The company hasn’t said yet, and it declined to comment for this story. Executives, however, have offered clues, and retail experts have ideas: Watch the products that make up the roughly one-third of Walmart (WMT) goods sold in the U.S. but are made outside the country—and for which the company expects to pay more under the Trump administration’s tariff regime. Most of Walmart’s imports come from China, Mexico, Vietnam, India and Canada, CEO Doug McMillon said last week.
“There’s little doubt that categories heavily exposed to imports from China will see prices rise,” said Zak Stambor, a senior retail and ecommerce analyst with market research firm eMarketer. “That means consumers should expect to pay more for items like electronics, toys, apparel, footwear, and sporting equipment.”

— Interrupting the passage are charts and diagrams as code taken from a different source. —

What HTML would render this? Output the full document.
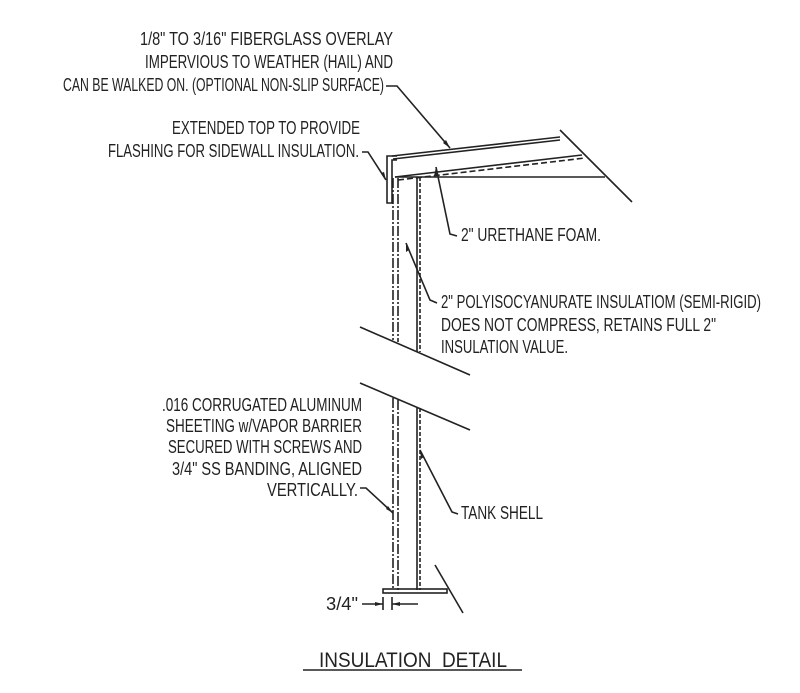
<!DOCTYPE html>
<html><head><meta charset="utf-8"><style>
html,body{margin:0;padding:0;background:#fff;}
svg{display:block;}
text{font-family:"Liberation Sans",sans-serif;font-size:18px;fill:#222;}
</style></head><body>
<svg width="800" height="693" viewBox="0 0 800 693" xmlns="http://www.w3.org/2000/svg">
<g stroke="#222" stroke-width="1.6" fill="none">
<line x1="392" y1="156" x2="560" y2="137"/>
<line x1="393" y1="159" x2="560" y2="140"/>
<line x1="395" y1="177" x2="582" y2="155"/>
<line x1="398" y1="180" x2="585" y2="158" stroke-dasharray="6,3"/>
<line x1="395" y1="177" x2="605" y2="177"/>
<line x1="560" y1="130" x2="632" y2="202"/>
<polyline points="397,156 387,156 387,203 392,203 392,160 397,160"/>
<line x1="393" y1="178" x2="393" y2="340" stroke-dasharray="10,2,2,2"/>
<line x1="398" y1="178" x2="398" y2="342" stroke-dasharray="10,2,2,2"/>
<line x1="417" y1="177" x2="417" y2="352"/>
<line x1="420" y1="177" x2="420" y2="352" stroke-dasharray="4,2"/>
<line x1="360" y1="327" x2="470" y2="375"/>
<line x1="360" y1="383" x2="470" y2="430"/>
<line x1="393" y1="398" x2="393" y2="590" stroke-dasharray="10,2,2,2"/>
<line x1="398" y1="400" x2="398" y2="590" stroke-dasharray="10,2,2,2"/>
<line x1="417" y1="408" x2="417" y2="590"/>
<line x1="420" y1="408" x2="420" y2="590" stroke-dasharray="4,2"/>
<rect x="383" y="589" width="64" height="4"/>
<line x1="435" y1="565" x2="463" y2="613"/>
<line x1="383" y1="597" x2="383" y2="610"/>
<line x1="392" y1="597" x2="392" y2="610"/>
<line x1="362" y1="604" x2="383" y2="604"/>
<line x1="392" y1="604" x2="418" y2="604"/>
<polyline points="386,86 397,86 450,148"/>
<polyline points="362,152 368,152 386,180"/>
<polyline points="457,236 450,234 436,167"/>
<polyline points="437,303 430,300 406,243"/>
<polyline points="360,488 366,488 393,513"/>
<polyline points="458,514 452,512 420,450"/>
<line x1="303" y1="670" x2="522" y2="670"/>
</g>
<g fill="#222">
<polygon points="450,148 443,143 446,140"/>
<polygon points="386,180 381,173 384,172"/>
<polygon points="436,167 434,176 438,175"/>
<polygon points="406,243 406,252 409,250"/>
<polygon points="393,513 386,509 388,506"/>
<polygon points="420,450 421,459 424,457"/>
<polygon points="383,604 375,602 375,606"/>
<polygon points="392,604 400,602 400,606"/>
</g>
<g>
<text x="393" y="45" text-anchor="end" textLength="253" lengthAdjust="spacingAndGlyphs">1/8" TO 3/16" FIBERGLASS OVERLAY</text>
<text x="393" y="68" text-anchor="end" textLength="248" lengthAdjust="spacingAndGlyphs">IMPERVIOUS TO WEATHER (HAIL) AND</text>
<text x="384" y="91" text-anchor="end" textLength="321" lengthAdjust="spacingAndGlyphs">CAN BE WALKED ON. (OPTIONAL NON-SLIP SURFACE)</text>
<text x="360" y="134" text-anchor="end" textLength="188" lengthAdjust="spacingAndGlyphs">EXTENDED TOP TO PROVIDE</text>
<text x="359" y="157" text-anchor="end" textLength="251" lengthAdjust="spacingAndGlyphs">FLASHING FOR SIDEWALL INSULATION.</text>
<text x="461" y="241" textLength="140" lengthAdjust="spacingAndGlyphs">2" URETHANE FOAM.</text>
<text x="441" y="308" textLength="320" lengthAdjust="spacingAndGlyphs">2" POLYISOCYANURATE INSULATIOM (SEMI-RIGID)</text>
<text x="441" y="331" textLength="275" lengthAdjust="spacingAndGlyphs">DOES NOT COMPRESS, RETAINS FULL 2"</text>
<text x="441" y="353" textLength="127" lengthAdjust="spacingAndGlyphs">INSULATION VALUE.</text>
<text x="362" y="411" text-anchor="end" textLength="200" lengthAdjust="spacingAndGlyphs">.016 CORRUGATED ALUMINUM</text>
<text x="362" y="432" text-anchor="end" textLength="196" lengthAdjust="spacingAndGlyphs">SHEETING w/VAPOR BARRIER</text>
<text x="362" y="453" text-anchor="end" textLength="194" lengthAdjust="spacingAndGlyphs">SECURED WITH SCREWS AND</text>
<text x="362" y="475" text-anchor="end" textLength="190" lengthAdjust="spacingAndGlyphs">3/4" SS BANDING, ALIGNED</text>
<text x="358" y="496" text-anchor="end" textLength="91" lengthAdjust="spacingAndGlyphs">VERTICALLY.</text>
<text x="461" y="519" textLength="82" lengthAdjust="spacingAndGlyphs">TANK SHELL</text>
<text x="326" y="610" textLength="32" lengthAdjust="spacingAndGlyphs">3/4"</text>
<text x="319" y="667" textLength="188" lengthAdjust="spacingAndGlyphs" style="font-size:21px">INSULATION&#160;&#160;DETAIL</text>
</g>
</svg>
</body></html>
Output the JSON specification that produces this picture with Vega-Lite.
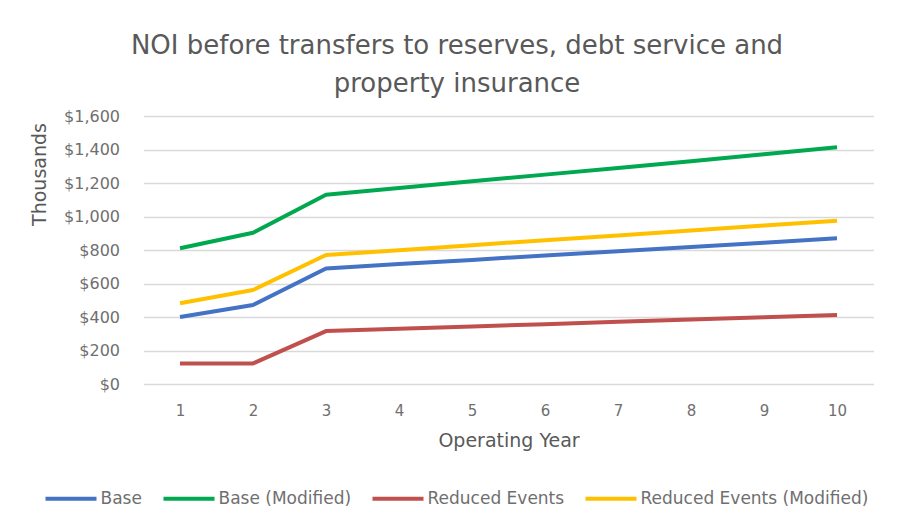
{
  "$schema": "https://vega.github.io/schema/vega-lite/v6.json",
  "autosize": {"type": "none"},
  "width": 730,
  "height": 268,
  "padding": {"left": 143.5, "top": 116, "right": 28.5, "bottom": 129},
  "background": "white",
  "title": {
    "text": ["NOI before transfers to reserves, debt service and", "property insurance"],
    "font": "DejaVu Sans",
    "fontSize": 26,
    "fontWeight": "normal",
    "color": "#595959",
    "anchor": "middle",
    "dx": -51.5,
    "lineHeight": 38,
    "offset": 11
  },
  "data": {
    "values": [
      {"year": 1, "scenario": "Base", "noi": 400},
      {"year": 2, "scenario": "Base", "noi": 472},
      {"year": 3, "scenario": "Base", "noi": 690},
      {"year": 4, "scenario": "Base", "noi": 716},
      {"year": 5, "scenario": "Base", "noi": 741},
      {"year": 6, "scenario": "Base", "noi": 767},
      {"year": 7, "scenario": "Base", "noi": 793},
      {"year": 8, "scenario": "Base", "noi": 818},
      {"year": 9, "scenario": "Base", "noi": 844},
      {"year": 10, "scenario": "Base", "noi": 870},
      {"year": 1, "scenario": "Base (Modified)", "noi": 810},
      {"year": 2, "scenario": "Base (Modified)", "noi": 903},
      {"year": 3, "scenario": "Base (Modified)", "noi": 1130},
      {"year": 4, "scenario": "Base (Modified)", "noi": 1170},
      {"year": 5, "scenario": "Base (Modified)", "noi": 1210},
      {"year": 6, "scenario": "Base (Modified)", "noi": 1250},
      {"year": 7, "scenario": "Base (Modified)", "noi": 1290},
      {"year": 8, "scenario": "Base (Modified)", "noi": 1330},
      {"year": 9, "scenario": "Base (Modified)", "noi": 1372},
      {"year": 10, "scenario": "Base (Modified)", "noi": 1413},
      {"year": 1, "scenario": "Reduced Events", "noi": 123},
      {"year": 2, "scenario": "Reduced Events", "noi": 123},
      {"year": 3, "scenario": "Reduced Events", "noi": 316},
      {"year": 4, "scenario": "Reduced Events", "noi": 330},
      {"year": 5, "scenario": "Reduced Events", "noi": 344},
      {"year": 6, "scenario": "Reduced Events", "noi": 357},
      {"year": 7, "scenario": "Reduced Events", "noi": 371},
      {"year": 8, "scenario": "Reduced Events", "noi": 385},
      {"year": 9, "scenario": "Reduced Events", "noi": 398},
      {"year": 10, "scenario": "Reduced Events", "noi": 412},
      {"year": 1, "scenario": "Reduced Events (Modified)", "noi": 482},
      {"year": 2, "scenario": "Reduced Events (Modified)", "noi": 561},
      {"year": 3, "scenario": "Reduced Events (Modified)", "noi": 770},
      {"year": 4, "scenario": "Reduced Events (Modified)", "noi": 799},
      {"year": 5, "scenario": "Reduced Events (Modified)", "noi": 829},
      {"year": 6, "scenario": "Reduced Events (Modified)", "noi": 858},
      {"year": 7, "scenario": "Reduced Events (Modified)", "noi": 887},
      {"year": 8, "scenario": "Reduced Events (Modified)", "noi": 916},
      {"year": 9, "scenario": "Reduced Events (Modified)", "noi": 946},
      {"year": 10, "scenario": "Reduced Events (Modified)", "noi": 975}
    ]
  },
  "mark": {"type": "line", "strokeWidth": 4, "strokeJoin": "round", "strokeCap": "butt"},
  "encoding": {
    "x": {
      "field": "year",
      "type": "ordinal",
      "scale": {"paddingInner": 0, "paddingOuter": 0.5},
      "axis": {
        "title": "Operating Year",
        "labelAngle": 0,
        "domain": false,
        "ticks": false,
        "grid": false,
        "labelFont": "DejaVu Sans",
        "labelFontSize": 15,
        "labelColor": "#6f6f6f",
        "labelPadding": 19,
        "titleFont": "DejaVu Sans",
        "titleFontSize": 19,
        "titleFontWeight": "normal",
        "titleColor": "#595959",
        "titlePadding": 13
      }
    },
    "y": {
      "field": "noi",
      "type": "quantitative",
      "scale": {"domain": [0, 1600], "nice": false},
      "axis": {
        "title": "Thousands",
        "values": [0, 200, 400, 600, 800, 1000, 1200, 1400, 1600],
        "format": "$,.0f",
        "domain": false,
        "ticks": false,
        "gridColor": "#d9d9d9",
        "gridWidth": 1.5,
        "labelFont": "DejaVu Sans",
        "labelFontSize": 16,
        "labelColor": "#6f6f6f",
        "labelPadding": 24,
        "titleFont": "DejaVu Sans",
        "titleFontSize": 19,
        "titleFontWeight": "normal",
        "titleColor": "#595959",
        "titleAngle": 270,
        "titleAlign": "center",
        "titleBaseline": "middle",
        "titleX": -104,
        "titleY": 58
      }
    },
    "color": {
      "field": "scenario",
      "type": "nominal",
      "scale": {
        "domain": ["Base", "Base (Modified)", "Reduced Events", "Reduced Events (Modified)"],
        "range": ["#4472C4", "#00A84F", "#C0504D", "#FFC000"]
      },
      "legend": {
        "title": null,
        "orient": "none",
        "direction": "horizontal",
        "columns": 4,
        "legendX": -100,
        "legendY": 355,
        "symbolType": "stroke",
        "symbolSize": 2601,
        "symbolStrokeWidth": 4,
        "labelOffset": 2,
        "columnPadding": 13,
        "labelFont": "DejaVu Sans",
        "labelFontSize": 17,
        "labelColor": "#6f6f6f",
        "labelLimit": 400
      }
    }
  },
  "config": {
    "view": {"stroke": null}
  }
}
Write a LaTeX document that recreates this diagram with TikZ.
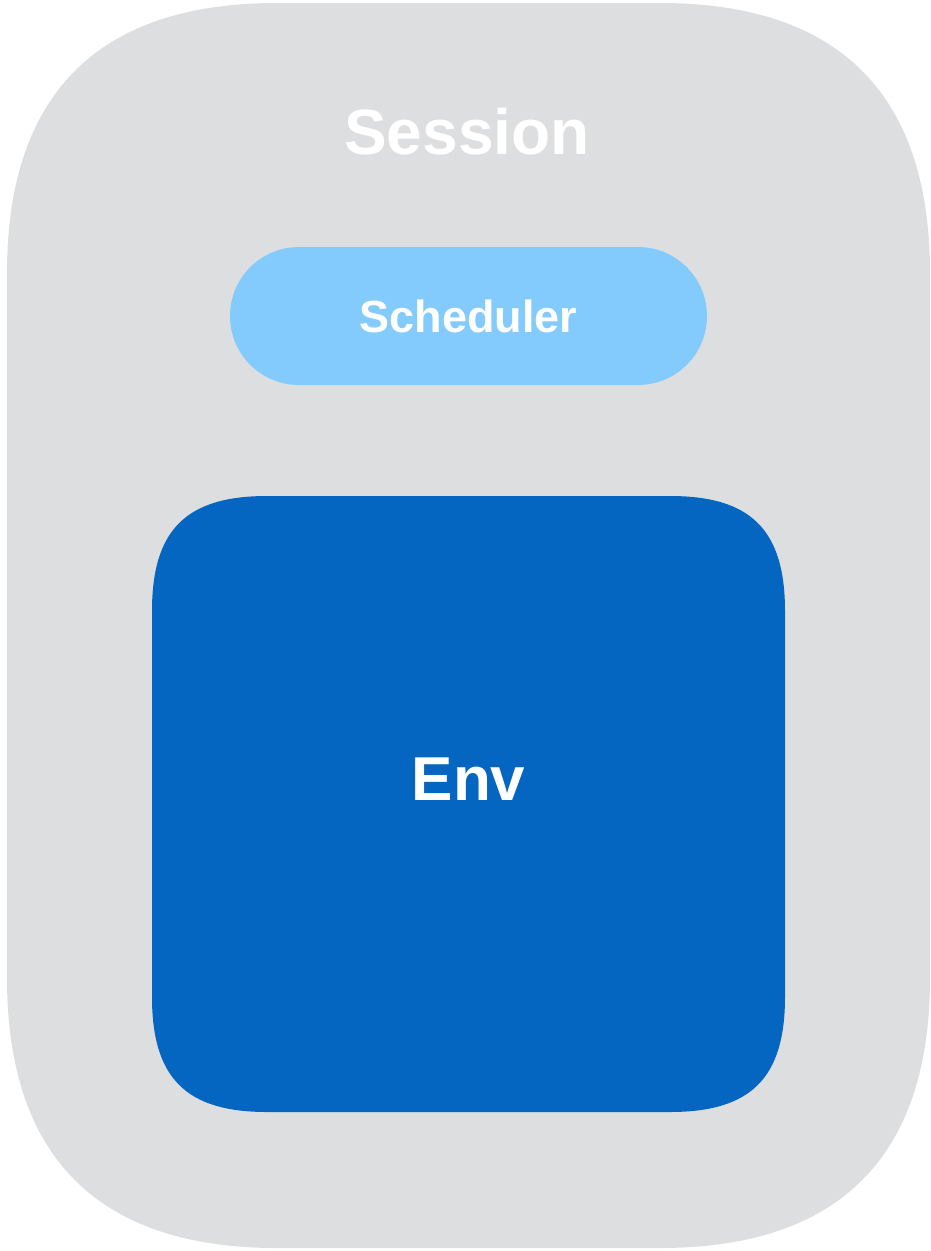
\documentclass[tikz,border=0pt]{standalone}
\usepackage{fontspec}
\setmainfont{Liberation Sans}
\definecolor{sessiongray}{HTML}{DDDEE0}
\definecolor{schedblue}{HTML}{84CBFD}
\definecolor{envblue}{HTML}{0466C0}
% squircle path: x0 y0 x1 y1 R c
\newcommand{\sqpath}[6]{(#1+#5,#2) -- (#3-#5,#2) .. controls (#3-#6,#2) and (#3,#2+#6) .. (#3,#2+#5) -- (#3,#4-#5) .. controls (#3,#4-#6) and (#3-#6,#4) .. (#3-#5,#4) -- (#1+#5,#4) .. controls (#1+#6,#4) and (#1,#4-#6) .. (#1,#4-#5) -- (#1,#2+#5) .. controls (#1,#2+#6) and (#1+#6,#2) .. cycle}
\begin{document}
\begin{tikzpicture}[x=1pt,y=-1pt,
  label text/.style={text=white, inner sep=0pt},
]
\useasboundingbox (0,0) rectangle (930,1251);
\fill[sessiongray] \sqpath{7}{3}{930}{1248}{270}{91};
\node[label text, font=\bfseries\fontsize{64}{76}\selectfont] (session) at (467,132) {Session};
\node[rectangle, fill=schedblue, rounded corners=69pt, minimum width=477pt, minimum height=138pt, inner sep=0pt, text=white, font=\bfseries\fontsize{45}{54}\selectfont] (scheduler) at (468.5,316) {Scheduler};
\fill[envblue] \sqpath{152}{496}{785}{1112}{115}{34};
\node[label text, font=\bfseries\fontsize{62}{74}\selectfont] (env) at (468.5,779) {Env};
\end{tikzpicture}
\end{document}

Seasonal goods—including stuff bought for back-to-school, Halloween and Christmas—are at risk of price hikes, Stambor said.
The July-to-August back-to-school season, when many shoppers buy new clothes, backpacks, laptops and dorm essentials, is typically retailers’ second-most important sales period after the holidays. And Stambor expects prices for Halloween and Christmas items to go up, as much of that merchandise—costumes, decorations, artificial trees and lights—is imported from China.
Walmart has touted strong sales of groceries, its biggest product category, in recent quarters, but McMillon said the company could struggle to hold prices low on items imported from countries such as Costa Rica, Peru, and Colombia.
“We'll do our best to control what we can control in order to keep food prices as low as possible,” he said.
Retail expert Mark Cohen, former director of retail studies at Columbia University's business school, said Walmart and other large retailers can decide where to raise prices and where to hold them.
“But they can’t decide what is tariffed and what is not,” he said. “If a tomato is going to be 15% more expensive because it is imported from Mexico, and Walmart doesn’t want to raise the price by that much, it can choose to put the 15% burden on some other product, which it believes has more price elasticity."
Other retailers are also likely to raise prices to offset the effects of tariffs on their own imports–and because Walmart’s increases could give it cover to do the same, retail experts say. Target (TGT) executives earlier Wednesday said tariffs weighed on its first-quarter sales; President Donald Trump has expressed displeasure with the notion of higher prices at Walmart.
“With tariffs at their highest levels in nearly a century, the math is getting tougher for retailers like Walmart to square,” Stambor said.